In November 2000, Chalmers had not been included in Glasgow's European Cup squad and requested to go to Zurich Premiership side Harlequins on loan. In January 2001, Harlequins announced that they had extended the loan period for Chalmers until the end of the season. By early April, he was clear that he did not wish to return to Glasgow. Chalmers scored all his side's points in the semi-final of the 2000–01 European Challenge Cup and was man of the match, with Harlequins eventually winning the competition. In June 2001 he had signed to Worcester Warriors.

===Part-time playing contract===
In 2003, Chalmers turned down an approach from Melrose and instead signed a part-time contract to play for the Birmingham side Pertemp Bees that competed in the National Division One league.

===International career===

Chalmers was capped by Scotland 'B' twice in the period 1988–89.

He was not selected in Scotland's squad for the 1999 Rugby World Cup. He was capped 60 times for Scotland, 56 times in his preferred position of fly-half, but on occasion at centre and once as a substitute on the right wing. He was noted for his tactical kicking, support play, game management, & tackling which was something that fly halves of his time were not noted for.

His call up to the British Lions came just four months after his international debut. He went on the 1989 British Lions tour to Australia and played in the first test. Although he scored some points from kicks, the Lions lost that match. In March 1993 he sustained a broken arm playing for Scotland against England at Twickenham, so was out of the running for the 1993 British Lions tour to New Zealand.

He played in 13 matches for the Barbarians, between 1989 and 2001.

===Coaching career===

At Worcester, Chalmers had some involvement in coaching the academy players. In May 2003, Chalmers was announced as returning to Melrose as first team coach, although his Worcester contract ran until the end of June. On returning to Melrose, he continued in a playing role initially, retiring as a player in March 2005 having made a total of 200 appearances for the club.

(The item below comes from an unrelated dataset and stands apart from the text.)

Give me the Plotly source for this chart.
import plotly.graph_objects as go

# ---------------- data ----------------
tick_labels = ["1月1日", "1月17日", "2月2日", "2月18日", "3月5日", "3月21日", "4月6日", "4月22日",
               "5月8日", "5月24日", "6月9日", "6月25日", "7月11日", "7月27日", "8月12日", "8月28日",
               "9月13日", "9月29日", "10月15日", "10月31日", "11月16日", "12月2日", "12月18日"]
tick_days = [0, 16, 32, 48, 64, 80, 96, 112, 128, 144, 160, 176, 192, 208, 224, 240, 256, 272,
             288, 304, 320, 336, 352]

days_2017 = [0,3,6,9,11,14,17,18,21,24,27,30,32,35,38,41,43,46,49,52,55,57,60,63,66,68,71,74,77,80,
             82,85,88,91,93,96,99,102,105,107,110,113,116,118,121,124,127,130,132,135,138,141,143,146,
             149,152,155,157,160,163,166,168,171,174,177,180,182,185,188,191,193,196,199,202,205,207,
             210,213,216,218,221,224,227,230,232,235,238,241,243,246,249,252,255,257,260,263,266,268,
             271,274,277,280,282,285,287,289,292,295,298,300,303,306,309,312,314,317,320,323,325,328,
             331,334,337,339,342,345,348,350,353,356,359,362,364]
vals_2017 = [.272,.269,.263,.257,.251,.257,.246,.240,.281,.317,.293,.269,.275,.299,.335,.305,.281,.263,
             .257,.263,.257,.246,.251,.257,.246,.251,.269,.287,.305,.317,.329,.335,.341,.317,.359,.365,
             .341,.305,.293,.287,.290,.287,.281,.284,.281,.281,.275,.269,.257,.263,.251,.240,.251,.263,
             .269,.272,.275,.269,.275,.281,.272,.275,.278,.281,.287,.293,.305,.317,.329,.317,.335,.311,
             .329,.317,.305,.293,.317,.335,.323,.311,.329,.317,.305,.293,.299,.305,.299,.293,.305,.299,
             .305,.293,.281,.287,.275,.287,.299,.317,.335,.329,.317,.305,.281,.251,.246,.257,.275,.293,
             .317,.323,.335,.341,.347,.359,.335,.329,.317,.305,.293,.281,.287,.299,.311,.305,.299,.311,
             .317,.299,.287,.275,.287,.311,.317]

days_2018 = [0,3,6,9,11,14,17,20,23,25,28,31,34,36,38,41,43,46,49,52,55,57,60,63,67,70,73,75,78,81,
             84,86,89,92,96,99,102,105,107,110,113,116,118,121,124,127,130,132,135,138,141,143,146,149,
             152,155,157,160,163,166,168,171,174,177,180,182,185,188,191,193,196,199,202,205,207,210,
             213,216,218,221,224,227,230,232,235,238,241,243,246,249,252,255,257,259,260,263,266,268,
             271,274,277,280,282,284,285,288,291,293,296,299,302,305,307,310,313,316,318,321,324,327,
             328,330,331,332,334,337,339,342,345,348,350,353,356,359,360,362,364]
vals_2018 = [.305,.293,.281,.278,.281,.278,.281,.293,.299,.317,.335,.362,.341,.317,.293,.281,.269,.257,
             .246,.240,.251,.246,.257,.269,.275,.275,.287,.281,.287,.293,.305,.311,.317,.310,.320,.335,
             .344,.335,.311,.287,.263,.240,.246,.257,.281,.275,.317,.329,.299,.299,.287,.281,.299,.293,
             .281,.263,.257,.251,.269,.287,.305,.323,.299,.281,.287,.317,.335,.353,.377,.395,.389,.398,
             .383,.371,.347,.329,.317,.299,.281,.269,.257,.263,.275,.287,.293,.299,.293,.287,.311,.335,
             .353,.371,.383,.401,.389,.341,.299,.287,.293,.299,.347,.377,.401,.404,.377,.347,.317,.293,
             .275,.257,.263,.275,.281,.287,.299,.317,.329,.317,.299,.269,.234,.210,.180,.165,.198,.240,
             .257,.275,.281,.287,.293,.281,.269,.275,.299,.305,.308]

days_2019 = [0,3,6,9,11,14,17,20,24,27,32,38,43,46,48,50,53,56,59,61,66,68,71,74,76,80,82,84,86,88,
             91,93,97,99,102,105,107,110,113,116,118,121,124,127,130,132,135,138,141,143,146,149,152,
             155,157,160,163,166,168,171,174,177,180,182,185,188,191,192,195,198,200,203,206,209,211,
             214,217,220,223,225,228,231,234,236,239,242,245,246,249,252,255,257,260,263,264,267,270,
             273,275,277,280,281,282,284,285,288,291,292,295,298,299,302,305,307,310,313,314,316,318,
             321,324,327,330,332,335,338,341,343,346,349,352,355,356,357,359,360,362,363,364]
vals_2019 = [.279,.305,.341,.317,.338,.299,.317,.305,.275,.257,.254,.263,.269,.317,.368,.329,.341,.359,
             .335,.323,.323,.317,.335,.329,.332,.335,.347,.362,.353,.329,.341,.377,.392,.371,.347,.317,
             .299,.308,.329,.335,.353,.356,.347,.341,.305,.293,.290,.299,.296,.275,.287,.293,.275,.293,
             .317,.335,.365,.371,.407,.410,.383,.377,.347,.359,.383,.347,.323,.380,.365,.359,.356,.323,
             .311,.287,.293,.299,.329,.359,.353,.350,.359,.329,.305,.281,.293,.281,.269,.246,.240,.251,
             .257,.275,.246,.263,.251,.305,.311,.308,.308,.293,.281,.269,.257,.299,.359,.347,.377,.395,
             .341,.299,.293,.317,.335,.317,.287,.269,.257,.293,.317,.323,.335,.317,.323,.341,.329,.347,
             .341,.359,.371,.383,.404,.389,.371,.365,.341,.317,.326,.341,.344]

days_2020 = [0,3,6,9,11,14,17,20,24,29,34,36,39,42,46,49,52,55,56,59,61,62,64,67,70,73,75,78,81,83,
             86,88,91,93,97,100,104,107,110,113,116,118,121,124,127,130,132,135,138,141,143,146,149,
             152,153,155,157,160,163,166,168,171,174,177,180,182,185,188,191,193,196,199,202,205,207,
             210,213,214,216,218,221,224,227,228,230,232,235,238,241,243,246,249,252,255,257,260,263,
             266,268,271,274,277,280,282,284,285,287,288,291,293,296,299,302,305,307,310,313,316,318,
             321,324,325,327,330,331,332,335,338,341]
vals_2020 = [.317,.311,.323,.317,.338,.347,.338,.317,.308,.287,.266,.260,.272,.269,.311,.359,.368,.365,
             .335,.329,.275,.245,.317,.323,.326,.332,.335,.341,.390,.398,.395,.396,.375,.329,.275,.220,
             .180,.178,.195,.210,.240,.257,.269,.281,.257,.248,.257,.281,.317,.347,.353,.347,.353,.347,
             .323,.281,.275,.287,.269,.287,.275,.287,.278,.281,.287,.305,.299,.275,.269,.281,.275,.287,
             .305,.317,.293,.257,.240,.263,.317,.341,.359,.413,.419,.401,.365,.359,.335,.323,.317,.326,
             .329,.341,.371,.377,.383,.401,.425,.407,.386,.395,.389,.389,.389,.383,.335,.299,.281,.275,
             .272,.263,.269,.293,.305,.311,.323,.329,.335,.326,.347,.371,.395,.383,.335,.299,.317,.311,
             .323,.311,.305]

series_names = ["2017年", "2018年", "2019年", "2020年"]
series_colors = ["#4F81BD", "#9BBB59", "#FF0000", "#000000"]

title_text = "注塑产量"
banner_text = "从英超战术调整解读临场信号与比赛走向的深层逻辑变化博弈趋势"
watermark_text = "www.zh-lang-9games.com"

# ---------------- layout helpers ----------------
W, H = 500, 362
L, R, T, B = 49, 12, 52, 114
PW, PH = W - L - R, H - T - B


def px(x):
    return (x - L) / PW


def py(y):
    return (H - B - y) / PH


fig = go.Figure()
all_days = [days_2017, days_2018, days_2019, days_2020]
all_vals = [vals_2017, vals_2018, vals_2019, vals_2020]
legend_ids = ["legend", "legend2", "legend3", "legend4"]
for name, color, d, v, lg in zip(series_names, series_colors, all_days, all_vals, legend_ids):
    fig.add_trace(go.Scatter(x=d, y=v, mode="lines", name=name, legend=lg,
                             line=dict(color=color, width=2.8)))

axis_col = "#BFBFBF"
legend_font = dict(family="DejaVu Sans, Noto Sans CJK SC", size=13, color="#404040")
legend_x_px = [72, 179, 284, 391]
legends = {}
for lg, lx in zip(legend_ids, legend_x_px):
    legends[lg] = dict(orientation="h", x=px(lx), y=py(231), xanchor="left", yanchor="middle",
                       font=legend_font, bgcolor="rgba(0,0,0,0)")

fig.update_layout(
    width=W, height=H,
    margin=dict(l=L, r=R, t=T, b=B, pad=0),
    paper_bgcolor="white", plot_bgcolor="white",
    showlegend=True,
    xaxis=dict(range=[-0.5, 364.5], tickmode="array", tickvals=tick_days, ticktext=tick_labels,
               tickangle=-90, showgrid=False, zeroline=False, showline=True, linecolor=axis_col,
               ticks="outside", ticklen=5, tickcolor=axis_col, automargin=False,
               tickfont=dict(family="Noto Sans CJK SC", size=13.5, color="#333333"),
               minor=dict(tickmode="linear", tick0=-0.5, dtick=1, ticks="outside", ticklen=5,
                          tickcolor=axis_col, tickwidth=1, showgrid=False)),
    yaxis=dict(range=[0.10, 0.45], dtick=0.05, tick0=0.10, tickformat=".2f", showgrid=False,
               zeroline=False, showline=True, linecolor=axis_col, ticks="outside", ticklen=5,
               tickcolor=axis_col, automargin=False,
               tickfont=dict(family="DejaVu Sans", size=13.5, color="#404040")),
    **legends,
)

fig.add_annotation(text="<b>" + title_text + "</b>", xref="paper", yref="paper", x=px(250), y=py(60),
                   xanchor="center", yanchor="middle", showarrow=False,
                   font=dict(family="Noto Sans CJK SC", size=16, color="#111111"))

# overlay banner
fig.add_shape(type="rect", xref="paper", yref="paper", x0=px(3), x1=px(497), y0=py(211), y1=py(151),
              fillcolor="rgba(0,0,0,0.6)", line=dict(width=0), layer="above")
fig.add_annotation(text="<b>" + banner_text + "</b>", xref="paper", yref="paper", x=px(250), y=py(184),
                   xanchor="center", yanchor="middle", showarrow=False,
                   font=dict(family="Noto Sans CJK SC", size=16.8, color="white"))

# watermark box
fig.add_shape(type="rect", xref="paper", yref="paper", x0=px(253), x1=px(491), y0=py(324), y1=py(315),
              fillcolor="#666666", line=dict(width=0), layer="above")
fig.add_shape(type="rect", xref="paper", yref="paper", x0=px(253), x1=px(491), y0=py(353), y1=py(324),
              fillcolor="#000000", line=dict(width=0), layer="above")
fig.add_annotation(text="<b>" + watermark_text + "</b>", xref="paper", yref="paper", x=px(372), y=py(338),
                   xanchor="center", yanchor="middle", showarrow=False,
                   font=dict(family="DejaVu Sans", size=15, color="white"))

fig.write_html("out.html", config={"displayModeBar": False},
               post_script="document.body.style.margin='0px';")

Chalmers also took up other coaching opportunities alongside his Melrose position. In October 2008, he and Tom Smith were announced as coaches for the Scotland national under-20 rugby union team. In 2010 he also was named as coached for the Barbarians in their annual game against Bedford Blues.

By 2011 Melrose had won the championship title for the first time in 14 years, been in cup final for four successive years, and Melrose won the SRU's award for Club of the Season award. In April 2013 he confirmed that he would leave Melrose at the end of the season.

Chalmers had joined Chinnor RFC in Oxford, before then announcing in August 2013 that he was to join London club Esher RFC.

==Business career==

Chalmers was a marketing manager for Scottish Power from 1988 to 1996, before turning professional when rugby union went professional in Scotland.

After finishing his playing career, Chalmers took up a job with a security company.

==Personal life==
Chalmers's father Brian was a former Melrose player. In February 1997, Brian collapsed and died while watching Chalmers play for Melrose against local rivals Hawick. Chalmers was unaware of this happening, only being taken aside and given this news as the match finished.

Chalmers's sister Paula Chalmers played for the Scottish Women's rugby team and achieved an even higher number of caps.